Enough of quibbles: this interesting and competent work meets the vital
criteria of relevance and utility to its target audiences. Pedagogically,
it follows accepted good practice, in the USA and the UK at least: the
students' need to know is provoked, and then they find the answers.
Teachers and books are organisers, informants and resources, not single
authorities. The lesson reports seem honest, and the suggested procedures
are always sound, sometimes innovative. "Research" is can be found these
days as a strand or activity type in school curricula. Some of the lessons
in SCE will help teachers to appreciate how learners, even young learners,
can be researchers. Anyone who wonders what it might mean to "teach
linguistics at school" will find some enlightenment here, though the
lesson on "the Nature of Languages" (pp.36-39) is in fact sociolinguistic
in content (and valuable).
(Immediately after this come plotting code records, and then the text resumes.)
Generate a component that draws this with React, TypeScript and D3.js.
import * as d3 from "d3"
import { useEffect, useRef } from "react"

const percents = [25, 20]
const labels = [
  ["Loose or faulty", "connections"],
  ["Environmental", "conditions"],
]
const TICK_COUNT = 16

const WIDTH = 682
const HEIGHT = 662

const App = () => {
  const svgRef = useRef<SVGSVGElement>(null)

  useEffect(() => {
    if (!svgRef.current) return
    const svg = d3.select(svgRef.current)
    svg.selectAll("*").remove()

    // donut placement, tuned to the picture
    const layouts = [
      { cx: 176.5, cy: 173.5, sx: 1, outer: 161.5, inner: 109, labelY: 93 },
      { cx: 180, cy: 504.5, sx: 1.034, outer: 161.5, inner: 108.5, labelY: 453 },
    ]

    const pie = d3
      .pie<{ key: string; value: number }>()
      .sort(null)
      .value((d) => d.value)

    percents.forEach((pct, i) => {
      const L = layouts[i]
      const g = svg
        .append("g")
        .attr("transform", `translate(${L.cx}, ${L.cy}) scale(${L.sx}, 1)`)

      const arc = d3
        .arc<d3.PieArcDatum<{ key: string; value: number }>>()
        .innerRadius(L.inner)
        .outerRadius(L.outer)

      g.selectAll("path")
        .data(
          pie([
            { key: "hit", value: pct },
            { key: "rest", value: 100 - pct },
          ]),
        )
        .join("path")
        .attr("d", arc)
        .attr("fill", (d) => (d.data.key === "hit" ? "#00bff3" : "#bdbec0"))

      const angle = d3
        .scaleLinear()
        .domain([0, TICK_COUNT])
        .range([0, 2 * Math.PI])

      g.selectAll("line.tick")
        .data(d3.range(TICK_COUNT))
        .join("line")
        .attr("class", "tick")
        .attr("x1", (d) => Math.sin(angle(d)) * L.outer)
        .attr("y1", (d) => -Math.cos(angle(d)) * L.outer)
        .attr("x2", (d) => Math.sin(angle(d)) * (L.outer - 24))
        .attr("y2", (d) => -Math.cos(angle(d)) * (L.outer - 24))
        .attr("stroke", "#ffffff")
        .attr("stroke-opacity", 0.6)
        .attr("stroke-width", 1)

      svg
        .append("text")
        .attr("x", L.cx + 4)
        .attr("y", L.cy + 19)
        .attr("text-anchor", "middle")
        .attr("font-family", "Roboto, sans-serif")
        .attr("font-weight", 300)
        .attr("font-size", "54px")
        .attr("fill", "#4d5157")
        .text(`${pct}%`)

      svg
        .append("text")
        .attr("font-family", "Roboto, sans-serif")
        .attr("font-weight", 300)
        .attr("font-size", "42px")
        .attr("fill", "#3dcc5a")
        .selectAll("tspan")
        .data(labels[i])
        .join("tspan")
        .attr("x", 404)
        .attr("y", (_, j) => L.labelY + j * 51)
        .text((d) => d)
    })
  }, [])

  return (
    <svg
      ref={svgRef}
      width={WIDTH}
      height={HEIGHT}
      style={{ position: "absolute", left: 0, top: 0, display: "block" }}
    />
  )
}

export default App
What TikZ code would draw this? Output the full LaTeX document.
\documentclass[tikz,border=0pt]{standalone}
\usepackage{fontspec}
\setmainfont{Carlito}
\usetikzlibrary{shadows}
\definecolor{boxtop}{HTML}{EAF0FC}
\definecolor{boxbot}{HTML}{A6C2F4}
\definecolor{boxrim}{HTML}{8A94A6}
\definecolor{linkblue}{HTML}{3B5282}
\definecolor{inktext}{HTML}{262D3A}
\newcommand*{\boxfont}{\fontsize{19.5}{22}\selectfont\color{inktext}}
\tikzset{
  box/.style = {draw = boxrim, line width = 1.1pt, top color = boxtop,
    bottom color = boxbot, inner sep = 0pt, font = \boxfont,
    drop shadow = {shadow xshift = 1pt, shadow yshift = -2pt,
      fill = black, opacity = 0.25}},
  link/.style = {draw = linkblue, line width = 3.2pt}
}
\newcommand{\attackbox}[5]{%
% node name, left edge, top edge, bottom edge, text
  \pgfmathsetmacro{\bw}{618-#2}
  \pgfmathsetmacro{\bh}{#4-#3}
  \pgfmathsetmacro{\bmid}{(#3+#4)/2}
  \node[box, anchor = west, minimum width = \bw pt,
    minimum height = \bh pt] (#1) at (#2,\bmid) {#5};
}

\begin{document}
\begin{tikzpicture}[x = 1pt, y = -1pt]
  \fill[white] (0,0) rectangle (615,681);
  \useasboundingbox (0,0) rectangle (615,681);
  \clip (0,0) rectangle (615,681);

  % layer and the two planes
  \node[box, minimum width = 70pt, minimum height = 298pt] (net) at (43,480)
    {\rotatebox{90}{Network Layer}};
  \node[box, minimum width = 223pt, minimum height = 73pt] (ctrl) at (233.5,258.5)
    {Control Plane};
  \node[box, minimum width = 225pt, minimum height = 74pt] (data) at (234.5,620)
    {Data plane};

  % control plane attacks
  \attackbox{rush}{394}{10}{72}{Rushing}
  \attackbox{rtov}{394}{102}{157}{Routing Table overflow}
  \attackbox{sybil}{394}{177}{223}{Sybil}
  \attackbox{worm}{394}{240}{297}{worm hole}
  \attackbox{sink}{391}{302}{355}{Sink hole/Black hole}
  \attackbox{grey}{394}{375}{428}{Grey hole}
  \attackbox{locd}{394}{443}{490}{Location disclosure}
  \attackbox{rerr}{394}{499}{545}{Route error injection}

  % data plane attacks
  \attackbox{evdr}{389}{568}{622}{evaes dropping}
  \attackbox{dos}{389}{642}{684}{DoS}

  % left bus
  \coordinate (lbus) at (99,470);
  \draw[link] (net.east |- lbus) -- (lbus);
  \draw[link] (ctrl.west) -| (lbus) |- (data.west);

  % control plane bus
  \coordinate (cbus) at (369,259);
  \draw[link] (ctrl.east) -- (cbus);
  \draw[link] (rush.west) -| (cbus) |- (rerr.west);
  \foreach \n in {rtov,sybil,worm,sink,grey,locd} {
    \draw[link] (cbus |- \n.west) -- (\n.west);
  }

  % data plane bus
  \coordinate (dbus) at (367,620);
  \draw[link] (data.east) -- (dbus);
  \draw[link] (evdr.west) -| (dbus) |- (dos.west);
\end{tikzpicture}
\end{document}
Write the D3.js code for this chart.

It might have been interesting to see lessons
that explored more "purely" linguistic matters, perhaps some basic
typology such as "SVO or other" (mentioned on page 25), or the matters of
pro-drop or object pronoun placement. Some language learners benefit from
overt contrastive analysis of syntax. Still, it could be argued that even
simple typology would be better left for the middle school level.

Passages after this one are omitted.